# start of Records for processing

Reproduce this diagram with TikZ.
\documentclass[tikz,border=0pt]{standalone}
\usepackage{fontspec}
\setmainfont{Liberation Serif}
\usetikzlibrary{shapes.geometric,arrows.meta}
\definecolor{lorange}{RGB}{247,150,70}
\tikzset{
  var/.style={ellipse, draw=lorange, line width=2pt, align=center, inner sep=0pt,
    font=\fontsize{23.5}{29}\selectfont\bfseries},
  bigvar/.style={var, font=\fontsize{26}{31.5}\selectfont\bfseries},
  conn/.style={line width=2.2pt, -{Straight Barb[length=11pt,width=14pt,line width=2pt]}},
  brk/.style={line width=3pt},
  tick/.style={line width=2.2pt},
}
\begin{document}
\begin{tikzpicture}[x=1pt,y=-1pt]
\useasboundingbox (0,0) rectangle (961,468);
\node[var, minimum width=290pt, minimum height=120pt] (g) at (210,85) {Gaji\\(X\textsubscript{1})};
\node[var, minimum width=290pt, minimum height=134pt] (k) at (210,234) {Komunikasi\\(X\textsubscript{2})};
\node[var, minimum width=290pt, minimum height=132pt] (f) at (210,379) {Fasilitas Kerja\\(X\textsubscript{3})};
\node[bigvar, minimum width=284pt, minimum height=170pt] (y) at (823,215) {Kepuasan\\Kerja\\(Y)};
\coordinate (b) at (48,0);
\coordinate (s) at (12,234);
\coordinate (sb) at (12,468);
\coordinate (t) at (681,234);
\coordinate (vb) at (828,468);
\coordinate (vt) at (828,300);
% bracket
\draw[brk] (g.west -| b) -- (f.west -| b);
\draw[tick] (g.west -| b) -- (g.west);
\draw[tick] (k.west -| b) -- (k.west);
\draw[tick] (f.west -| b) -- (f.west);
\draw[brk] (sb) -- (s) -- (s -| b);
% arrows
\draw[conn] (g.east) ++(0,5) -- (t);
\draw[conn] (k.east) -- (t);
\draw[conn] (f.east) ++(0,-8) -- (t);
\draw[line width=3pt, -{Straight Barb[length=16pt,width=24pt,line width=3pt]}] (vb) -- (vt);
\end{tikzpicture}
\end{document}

# end of Records for processing
# start of Records for processing

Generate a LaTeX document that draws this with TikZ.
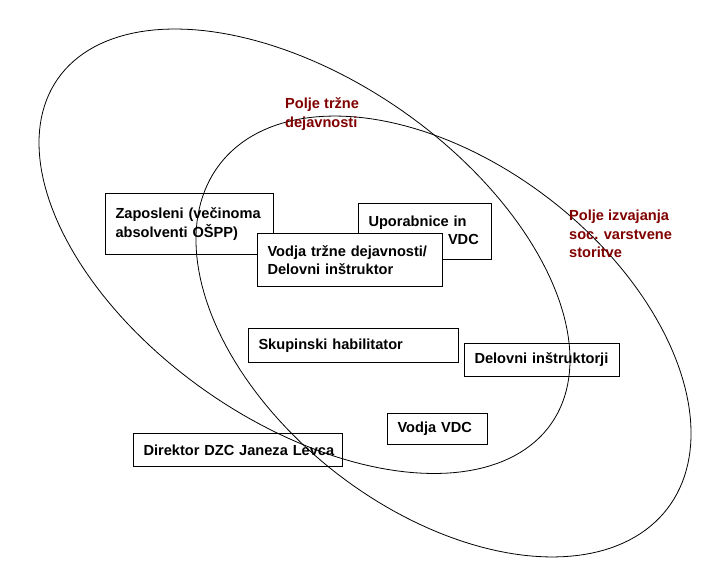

# end of Records for processing

**Exercise**
Find each line holding the string "this" and copy it out.

**Final result**
Reproduce this diagram with TikZ.
Generate a LaTeX document that draws this with TikZ.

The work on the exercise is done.